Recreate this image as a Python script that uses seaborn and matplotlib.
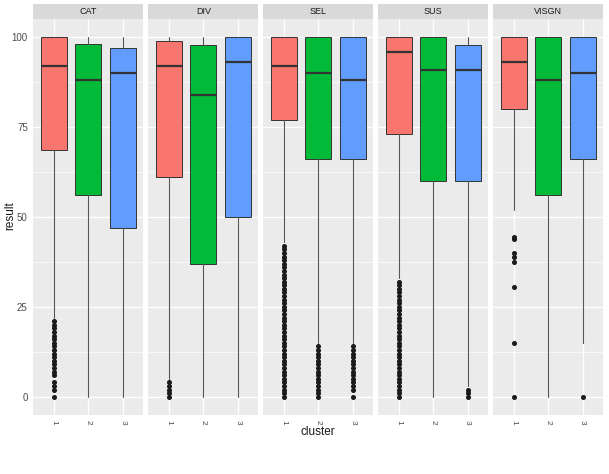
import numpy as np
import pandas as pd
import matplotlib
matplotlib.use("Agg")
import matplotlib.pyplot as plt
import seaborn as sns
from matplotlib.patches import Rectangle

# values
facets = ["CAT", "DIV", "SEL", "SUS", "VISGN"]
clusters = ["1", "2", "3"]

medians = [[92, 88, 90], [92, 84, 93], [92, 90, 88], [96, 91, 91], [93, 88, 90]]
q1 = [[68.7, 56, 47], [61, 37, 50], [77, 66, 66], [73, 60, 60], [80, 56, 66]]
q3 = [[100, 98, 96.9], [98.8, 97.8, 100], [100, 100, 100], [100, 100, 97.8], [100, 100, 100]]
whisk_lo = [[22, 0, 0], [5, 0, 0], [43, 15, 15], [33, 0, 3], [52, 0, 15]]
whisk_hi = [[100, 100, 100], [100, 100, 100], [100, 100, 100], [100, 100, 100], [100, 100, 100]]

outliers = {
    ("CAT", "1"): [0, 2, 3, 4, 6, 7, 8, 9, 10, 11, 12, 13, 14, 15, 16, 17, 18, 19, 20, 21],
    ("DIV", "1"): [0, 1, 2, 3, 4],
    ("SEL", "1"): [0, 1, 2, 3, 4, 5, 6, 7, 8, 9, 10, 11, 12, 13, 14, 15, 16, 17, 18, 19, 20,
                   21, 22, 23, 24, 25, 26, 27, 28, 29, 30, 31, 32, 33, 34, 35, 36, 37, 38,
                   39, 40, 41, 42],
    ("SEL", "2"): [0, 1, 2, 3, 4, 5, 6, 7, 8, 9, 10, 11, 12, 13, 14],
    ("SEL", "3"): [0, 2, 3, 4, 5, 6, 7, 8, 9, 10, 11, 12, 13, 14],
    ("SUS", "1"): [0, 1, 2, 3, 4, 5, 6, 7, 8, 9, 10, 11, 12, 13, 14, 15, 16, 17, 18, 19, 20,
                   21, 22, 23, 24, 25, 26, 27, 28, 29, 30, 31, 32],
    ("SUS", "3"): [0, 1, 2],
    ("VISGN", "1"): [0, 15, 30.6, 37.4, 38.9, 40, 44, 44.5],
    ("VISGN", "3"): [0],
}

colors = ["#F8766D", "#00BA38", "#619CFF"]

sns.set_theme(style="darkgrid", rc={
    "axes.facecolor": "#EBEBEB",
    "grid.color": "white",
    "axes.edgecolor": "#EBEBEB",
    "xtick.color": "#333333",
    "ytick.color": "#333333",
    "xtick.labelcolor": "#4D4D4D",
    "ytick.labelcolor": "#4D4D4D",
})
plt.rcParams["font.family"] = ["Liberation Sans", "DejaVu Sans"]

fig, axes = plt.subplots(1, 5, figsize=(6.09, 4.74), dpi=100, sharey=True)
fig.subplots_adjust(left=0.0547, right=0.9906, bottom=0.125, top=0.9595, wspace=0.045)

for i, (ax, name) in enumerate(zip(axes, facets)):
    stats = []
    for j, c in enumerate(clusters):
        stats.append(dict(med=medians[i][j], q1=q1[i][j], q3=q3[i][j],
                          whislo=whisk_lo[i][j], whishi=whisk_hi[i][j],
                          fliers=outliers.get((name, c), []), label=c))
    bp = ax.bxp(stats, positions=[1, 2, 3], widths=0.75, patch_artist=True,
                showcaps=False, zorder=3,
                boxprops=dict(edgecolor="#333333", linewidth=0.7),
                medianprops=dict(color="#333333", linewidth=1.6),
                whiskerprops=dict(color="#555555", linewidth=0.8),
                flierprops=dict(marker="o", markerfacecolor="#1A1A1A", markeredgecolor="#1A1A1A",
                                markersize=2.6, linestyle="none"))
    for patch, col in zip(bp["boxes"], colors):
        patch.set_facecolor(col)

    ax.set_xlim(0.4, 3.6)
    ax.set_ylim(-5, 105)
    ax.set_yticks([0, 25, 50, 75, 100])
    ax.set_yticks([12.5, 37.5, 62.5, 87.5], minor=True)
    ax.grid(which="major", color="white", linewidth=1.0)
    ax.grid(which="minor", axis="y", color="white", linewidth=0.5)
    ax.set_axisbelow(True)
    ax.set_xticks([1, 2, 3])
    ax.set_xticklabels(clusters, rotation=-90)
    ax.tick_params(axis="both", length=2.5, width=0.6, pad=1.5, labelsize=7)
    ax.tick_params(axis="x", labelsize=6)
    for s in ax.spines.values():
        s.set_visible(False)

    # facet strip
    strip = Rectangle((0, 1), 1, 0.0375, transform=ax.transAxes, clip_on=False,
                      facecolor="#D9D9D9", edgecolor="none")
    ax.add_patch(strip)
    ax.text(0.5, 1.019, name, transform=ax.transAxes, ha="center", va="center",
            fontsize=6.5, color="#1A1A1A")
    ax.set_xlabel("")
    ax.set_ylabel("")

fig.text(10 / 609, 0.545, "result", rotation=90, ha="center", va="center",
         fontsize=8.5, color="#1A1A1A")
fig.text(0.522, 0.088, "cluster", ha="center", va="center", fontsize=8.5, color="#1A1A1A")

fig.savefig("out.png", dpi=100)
****
* [YOUR GOAL]:
Quote the material in full and exactly; do not carry over its pictures.

* [ANSWER TO THIS TASK]:
Recreate this image as a Python script that uses seaborn and matplotlib.
import numpy as np
import pandas as pd
import matplotlib
matplotlib.use("Agg")
import matplotlib.pyplot as plt
import seaborn as sns
from matplotlib.patches import Rectangle

# values
facets = ["CAT", "DIV", "SEL", "SUS", "VISGN"]
clusters = ["1", "2", "3"]

medians = [[92, 88, 90], [92, 84, 93], [92, 90, 88], [96, 91, 91], [93, 88, 90]]
q1 = [[68.7, 56, 47], [61, 37, 50], [77, 66, 66], [73, 60, 60], [80, 56, 66]]
q3 = [[100, 98, 96.9], [98.8, 97.8, 100], [100, 100, 100], [100, 100, 97.8], [100, 100, 100]]
whisk_lo = [[22, 0, 0], [5, 0, 0], [43, 15, 15], [33, 0, 3], [52, 0, 15]]
whisk_hi = [[100, 100, 100], [100, 100, 100], [100, 100, 100], [100, 100, 100], [100, 100, 100]]

outliers = {
    ("CAT", "1"): [0, 2, 3, 4, 6, 7, 8, 9, 10, 11, 12, 13, 14, 15, 16, 17, 18, 19, 20, 21],
    ("DIV", "1"): [0, 1, 2, 3, 4],
    ("SEL", "1"): [0, 1, 2, 3, 4, 5, 6, 7, 8, 9, 10, 11, 12, 13, 14, 15, 16, 17, 18, 19, 20,
                   21, 22, 23, 24, 25, 26, 27, 28, 29, 30, 31, 32, 33, 34, 35, 36, 37, 38,
                   39, 40, 41, 42],
    ("SEL", "2"): [0, 1, 2, 3, 4, 5, 6, 7, 8, 9, 10, 11, 12, 13, 14],
    ("SEL", "3"): [0, 2, 3, 4, 5, 6, 7, 8, 9, 10, 11, 12, 13, 14],
    ("SUS", "1"): [0, 1, 2, 3, 4, 5, 6, 7, 8, 9, 10, 11, 12, 13, 14, 15, 16, 17, 18, 19, 20,
                   21, 22, 23, 24, 25, 26, 27, 28, 29, 30, 31, 32],
    ("SUS", "3"): [0, 1, 2],
    ("VISGN", "1"): [0, 15, 30.6, 37.4, 38.9, 40, 44, 44.5],
    ("VISGN", "3"): [0],
}

colors = ["#F8766D", "#00BA38", "#619CFF"]

sns.set_theme(style="darkgrid", rc={
    "axes.facecolor": "#EBEBEB",
    "grid.color": "white",
    "axes.edgecolor": "#EBEBEB",
    "xtick.color": "#333333",
    "ytick.color": "#333333",
    "xtick.labelcolor": "#4D4D4D",
    "ytick.labelcolor": "#4D4D4D",
})
plt.rcParams["font.family"] = ["Liberation Sans", "DejaVu Sans"]

fig, axes = plt.subplots(1, 5, figsize=(6.09, 4.74), dpi=100, sharey=True)
fig.subplots_adjust(left=0.0547, right=0.9906, bottom=0.125, top=0.9595, wspace=0.045)

for i, (ax, name) in enumerate(zip(axes, facets)):
    stats = []
    for j, c in enumerate(clusters):
        stats.append(dict(med=medians[i][j], q1=q1[i][j], q3=q3[i][j],
                          whislo=whisk_lo[i][j], whishi=whisk_hi[i][j],
                          fliers=outliers.get((name, c), []), label=c))
    bp = ax.bxp(stats, positions=[1, 2, 3], widths=0.75, patch_artist=True,
                showcaps=False, zorder=3,
                boxprops=dict(edgecolor="#333333", linewidth=0.7),
                medianprops=dict(color="#333333", linewidth=1.6),
                whiskerprops=dict(color="#555555", linewidth=0.8),
                flierprops=dict(marker="o", markerfacecolor="#1A1A1A", markeredgecolor="#1A1A1A",
                                markersize=2.6, linestyle="none"))
    for patch, col in zip(bp["boxes"], colors):
        patch.set_facecolor(col)

    ax.set_xlim(0.4, 3.6)
    ax.set_ylim(-5, 105)
    ax.set_yticks([0, 25, 50, 75, 100])
    ax.set_yticks([12.5, 37.5, 62.5, 87.5], minor=True)
    ax.grid(which="major", color="white", linewidth=1.0)
    ax.grid(which="minor", axis="y", color="white", linewidth=0.5)
    ax.set_axisbelow(True)
    ax.set_xticks([1, 2, 3])
    ax.set_xticklabels(clusters, rotation=-90)
    ax.tick_params(axis="both", length=2.5, width=0.6, pad=1.5, labelsize=7)
    ax.tick_params(axis="x", labelsize=6)
    for s in ax.spines.values():
        s.set_visible(False)

    # facet strip
    strip = Rectangle((0, 1), 1, 0.0375, transform=ax.transAxes, clip_on=False,
                      facecolor="#D9D9D9", edgecolor="none")
    ax.add_patch(strip)
    ax.text(0.5, 1.019, name, transform=ax.transAxes, ha="center", va="center",
            fontsize=6.5, color="#1A1A1A")
    ax.set_xlabel("")
    ax.set_ylabel("")

fig.text(10 / 609, 0.545, "result", rotation=90, ha="center", va="center",
         fontsize=8.5, color="#1A1A1A")
fig.text(0.522, 0.088, "cluster", ha="center", va="center", fontsize=8.5, color="#1A1A1A")

fig.savefig("out.png", dpi=100)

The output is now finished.